■ Work to be completed ■
Without the pictures, copy all the entries below exactly.

■ Input for this task ■
════════════════

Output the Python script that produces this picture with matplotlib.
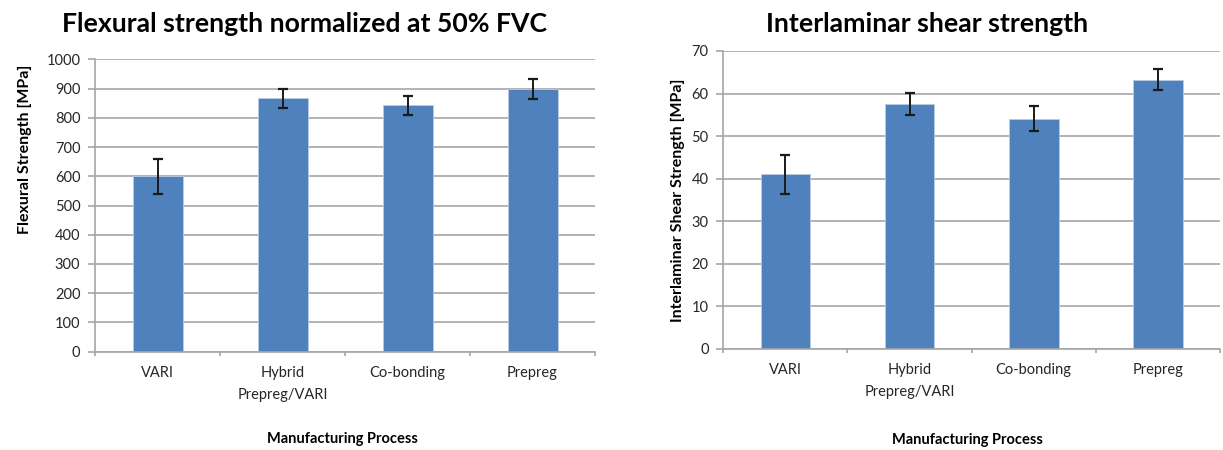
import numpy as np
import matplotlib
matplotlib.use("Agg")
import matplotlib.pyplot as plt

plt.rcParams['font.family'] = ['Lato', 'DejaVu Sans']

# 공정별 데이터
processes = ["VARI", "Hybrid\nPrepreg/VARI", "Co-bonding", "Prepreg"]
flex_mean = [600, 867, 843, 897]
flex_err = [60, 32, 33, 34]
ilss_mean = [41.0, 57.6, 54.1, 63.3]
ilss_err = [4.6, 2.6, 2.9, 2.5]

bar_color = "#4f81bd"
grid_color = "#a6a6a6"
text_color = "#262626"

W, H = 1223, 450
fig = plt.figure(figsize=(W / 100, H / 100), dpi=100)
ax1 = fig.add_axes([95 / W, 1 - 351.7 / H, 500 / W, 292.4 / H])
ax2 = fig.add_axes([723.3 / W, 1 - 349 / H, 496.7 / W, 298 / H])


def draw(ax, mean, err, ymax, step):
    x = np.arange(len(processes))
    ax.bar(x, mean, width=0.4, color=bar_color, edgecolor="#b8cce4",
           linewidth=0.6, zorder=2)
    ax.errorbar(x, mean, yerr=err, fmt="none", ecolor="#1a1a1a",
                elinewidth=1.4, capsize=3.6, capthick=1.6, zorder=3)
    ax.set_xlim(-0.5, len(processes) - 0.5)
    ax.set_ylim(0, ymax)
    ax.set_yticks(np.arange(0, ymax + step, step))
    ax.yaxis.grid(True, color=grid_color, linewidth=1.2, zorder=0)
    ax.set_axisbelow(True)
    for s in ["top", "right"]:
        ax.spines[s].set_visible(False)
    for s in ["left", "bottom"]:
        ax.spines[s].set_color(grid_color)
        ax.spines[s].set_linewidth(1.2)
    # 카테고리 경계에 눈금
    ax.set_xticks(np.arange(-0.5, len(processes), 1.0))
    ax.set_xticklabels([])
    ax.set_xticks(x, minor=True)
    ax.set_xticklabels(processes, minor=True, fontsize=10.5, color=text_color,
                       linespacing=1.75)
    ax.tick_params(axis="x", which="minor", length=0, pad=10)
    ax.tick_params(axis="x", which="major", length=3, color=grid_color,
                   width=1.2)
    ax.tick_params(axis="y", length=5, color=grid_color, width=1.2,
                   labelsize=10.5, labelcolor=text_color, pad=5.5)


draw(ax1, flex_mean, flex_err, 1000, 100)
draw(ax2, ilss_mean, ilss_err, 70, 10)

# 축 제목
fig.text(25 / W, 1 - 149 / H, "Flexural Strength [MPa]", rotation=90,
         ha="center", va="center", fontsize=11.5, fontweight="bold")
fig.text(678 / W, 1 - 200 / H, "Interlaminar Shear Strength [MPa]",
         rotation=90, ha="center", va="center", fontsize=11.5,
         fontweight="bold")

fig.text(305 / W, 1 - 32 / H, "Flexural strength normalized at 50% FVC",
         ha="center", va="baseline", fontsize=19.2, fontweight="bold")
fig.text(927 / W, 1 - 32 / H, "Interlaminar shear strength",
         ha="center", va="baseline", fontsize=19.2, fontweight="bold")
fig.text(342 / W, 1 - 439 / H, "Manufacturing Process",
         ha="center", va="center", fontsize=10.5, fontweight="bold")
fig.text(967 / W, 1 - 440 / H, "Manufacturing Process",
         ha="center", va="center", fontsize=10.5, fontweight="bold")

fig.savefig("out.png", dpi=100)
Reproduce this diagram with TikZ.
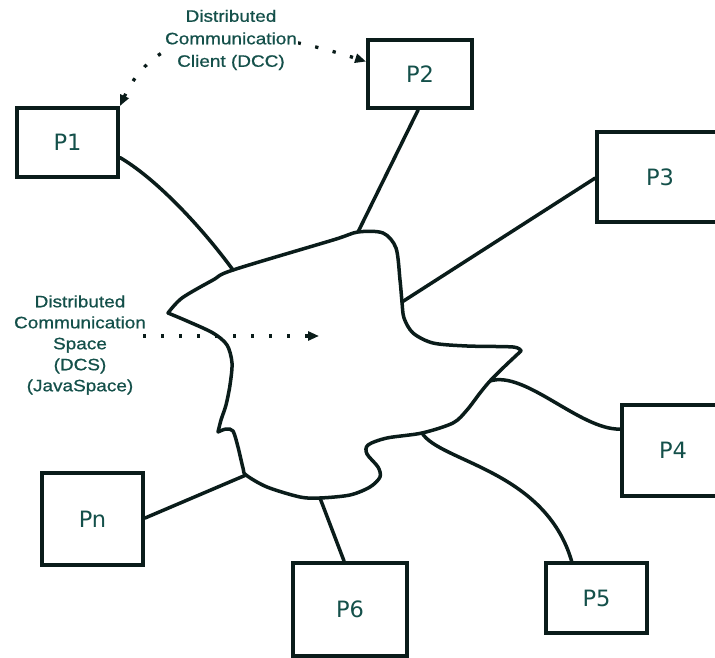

════════════════

■ Solution to this problem ■
Output the Python script that produces this picture with matplotlib.
import numpy as np
import matplotlib
matplotlib.use("Agg")
import matplotlib.pyplot as plt

plt.rcParams['font.family'] = ['Lato', 'DejaVu Sans']

# 공정별 데이터
processes = ["VARI", "Hybrid\nPrepreg/VARI", "Co-bonding", "Prepreg"]
flex_mean = [600, 867, 843, 897]
flex_err = [60, 32, 33, 34]
ilss_mean = [41.0, 57.6, 54.1, 63.3]
ilss_err = [4.6, 2.6, 2.9, 2.5]

bar_color = "#4f81bd"
grid_color = "#a6a6a6"
text_color = "#262626"

W, H = 1223, 450
fig = plt.figure(figsize=(W / 100, H / 100), dpi=100)
ax1 = fig.add_axes([95 / W, 1 - 351.7 / H, 500 / W, 292.4 / H])
ax2 = fig.add_axes([723.3 / W, 1 - 349 / H, 496.7 / W, 298 / H])


def draw(ax, mean, err, ymax, step):
    x = np.arange(len(processes))
    ax.bar(x, mean, width=0.4, color=bar_color, edgecolor="#b8cce4",
           linewidth=0.6, zorder=2)
    ax.errorbar(x, mean, yerr=err, fmt="none", ecolor="#1a1a1a",
                elinewidth=1.4, capsize=3.6, capthick=1.6, zorder=3)
    ax.set_xlim(-0.5, len(processes) - 0.5)
    ax.set_ylim(0, ymax)
    ax.set_yticks(np.arange(0, ymax + step, step))
    ax.yaxis.grid(True, color=grid_color, linewidth=1.2, zorder=0)
    ax.set_axisbelow(True)
    for s in ["top", "right"]:
        ax.spines[s].set_visible(False)
    for s in ["left", "bottom"]:
        ax.spines[s].set_color(grid_color)
        ax.spines[s].set_linewidth(1.2)
    # 카테고리 경계에 눈금
    ax.set_xticks(np.arange(-0.5, len(processes), 1.0))
    ax.set_xticklabels([])
    ax.set_xticks(x, minor=True)
    ax.set_xticklabels(processes, minor=True, fontsize=10.5, color=text_color,
                       linespacing=1.75)
    ax.tick_params(axis="x", which="minor", length=0, pad=10)
    ax.tick_params(axis="x", which="major", length=3, color=grid_color,
                   width=1.2)
    ax.tick_params(axis="y", length=5, color=grid_color, width=1.2,
                   labelsize=10.5, labelcolor=text_color, pad=5.5)


draw(ax1, flex_mean, flex_err, 1000, 100)
draw(ax2, ilss_mean, ilss_err, 70, 10)

# 축 제목
fig.text(25 / W, 1 - 149 / H, "Flexural Strength [MPa]", rotation=90,
         ha="center", va="center", fontsize=11.5, fontweight="bold")
fig.text(678 / W, 1 - 200 / H, "Interlaminar Shear Strength [MPa]",
         rotation=90, ha="center", va="center", fontsize=11.5,
         fontweight="bold")

fig.text(305 / W, 1 - 32 / H, "Flexural strength normalized at 50% FVC",
         ha="center", va="baseline", fontsize=19.2, fontweight="bold")
fig.text(927 / W, 1 - 32 / H, "Interlaminar shear strength",
         ha="center", va="baseline", fontsize=19.2, fontweight="bold")
fig.text(342 / W, 1 - 439 / H, "Manufacturing Process",
         ha="center", va="center", fontsize=10.5, fontweight="bold")
fig.text(967 / W, 1 - 440 / H, "Manufacturing Process",
         ha="center", va="center", fontsize=10.5, fontweight="bold")

fig.savefig("out.png", dpi=100)
Reproduce this diagram with TikZ.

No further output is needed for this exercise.